== Data in this exercise

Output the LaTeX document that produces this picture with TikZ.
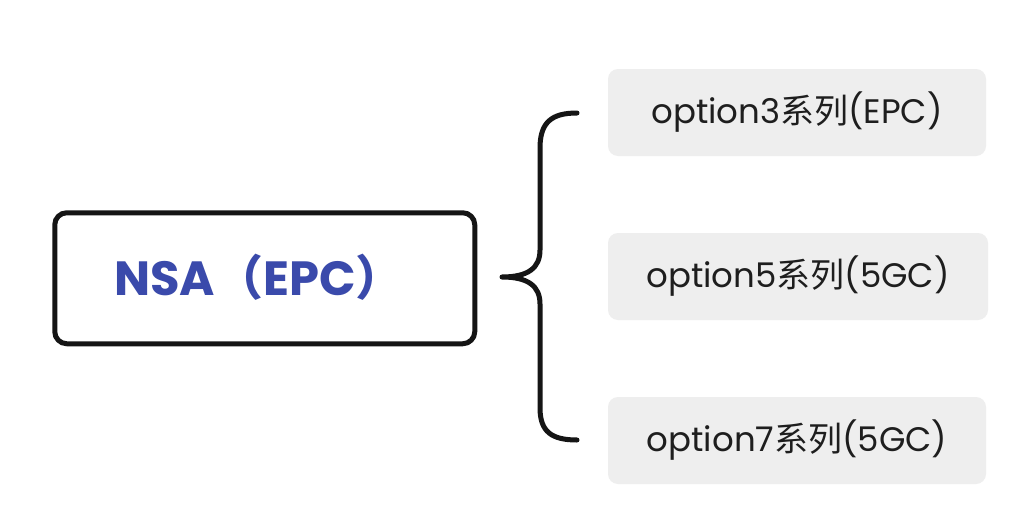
\documentclass[tikz,border=0pt]{standalone}
\usepackage{fontspec}
\setmainfont{Poppins}
\newfontfamily\cjk{Noto Sans CJK SC}
\usetikzlibrary{positioning}
\definecolor{nsaBlue}{HTML}{3A4AAB}
\definecolor{nsaInk}{HTML}{151515}
\definecolor{optGrey}{HTML}{EEEEEE}
\definecolor{optText}{HTML}{1E1E1E}

\begin{document}
\begin{tikzpicture}[x=1pt,y=-1pt,line cap=round,line join=round]
\path[fill=white,use as bounding box] (0,0) rectangle (1028,522);
\tikzset{mainbox/.style={draw=nsaInk,fill=white,line width=5pt,rounded corners=12pt,minimum width=420pt,minimum height=131pt,inner sep=0pt},
  optbox/.style={fill=optGrey,rounded corners=10pt,minimum width=378pt,minimum height=87pt,inner sep=0pt,text=optText,font=\fontsize{34}{40}\selectfont},
  brace/.style={draw=nsaInk,line width=5pt}}
% left node
\node[mainbox] (nsa) at (264.75,278.25) {};
\node[anchor=west,inner sep=0pt,text=nsaBlue,font=\fontsize{48}{56}\selectfont\bfseries] (nsaText) at (114,277) {NSA{\cjk（}EPC{\cjk）}};
% option nodes
\node[optbox] (opt3) at (797,112.5) {option3{\cjk 系列}(EPC)};
\node[optbox,minimum width=380pt] (opt5) at (798,276.5) {option5{\cjk 系列}(5GC)};
\node[optbox] (opt7) at (797,440.5) {option7{\cjk 系列}(5GC)};
% brace
\coordinate (braceTop) at (577,113);
\coordinate (braceTip) at (502,277);
\coordinate (braceBot) at (577,440);
\draw[brace] (braceTop) .. controls (552,113) and (540,122) .. (540,148) -- (540,250)
  .. controls (540,268) and (528,277) .. (braceTip)
  .. controls (528,277) and (540,286) .. (540,304) -- (540,408)
  .. controls (540,432) and (552,440) .. (braceBot);
\end{tikzpicture}
\end{document}
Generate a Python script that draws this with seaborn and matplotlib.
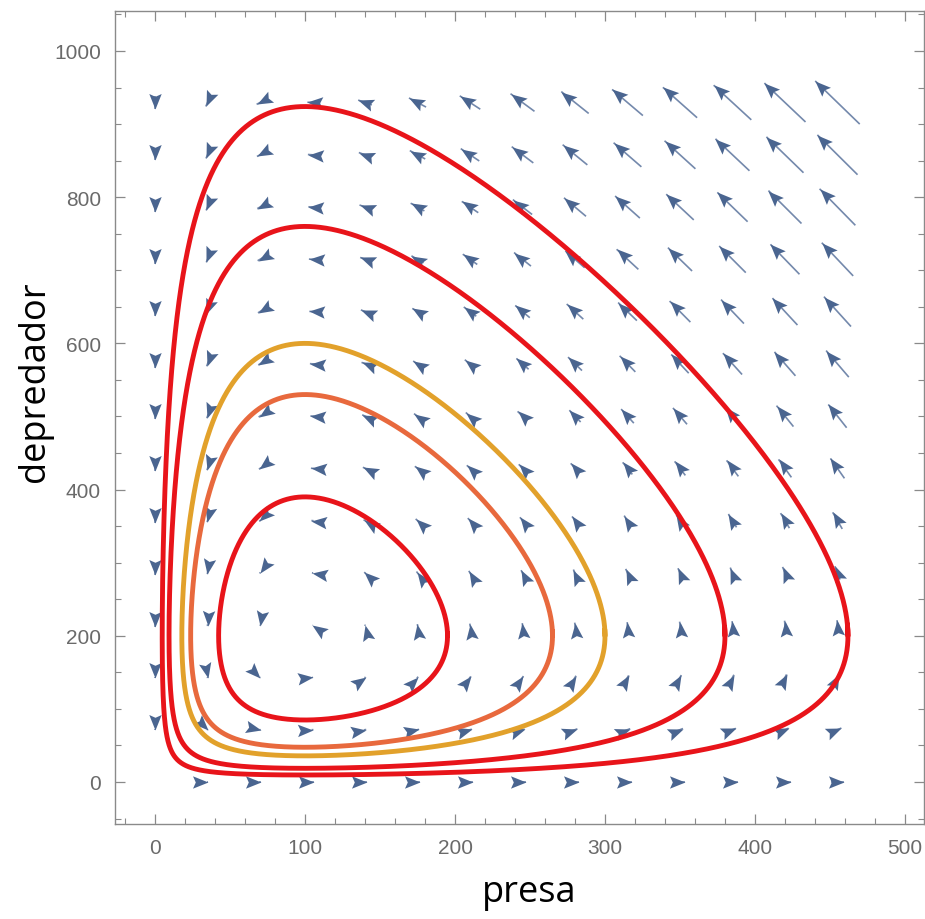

====

**Given instruction**.
Pick out the lines containing the word "that" and show them.

**Worked solution**.
Output the LaTeX document that produces this picture with TikZ.
Generate a Python script that draws this with seaborn and matplotlib.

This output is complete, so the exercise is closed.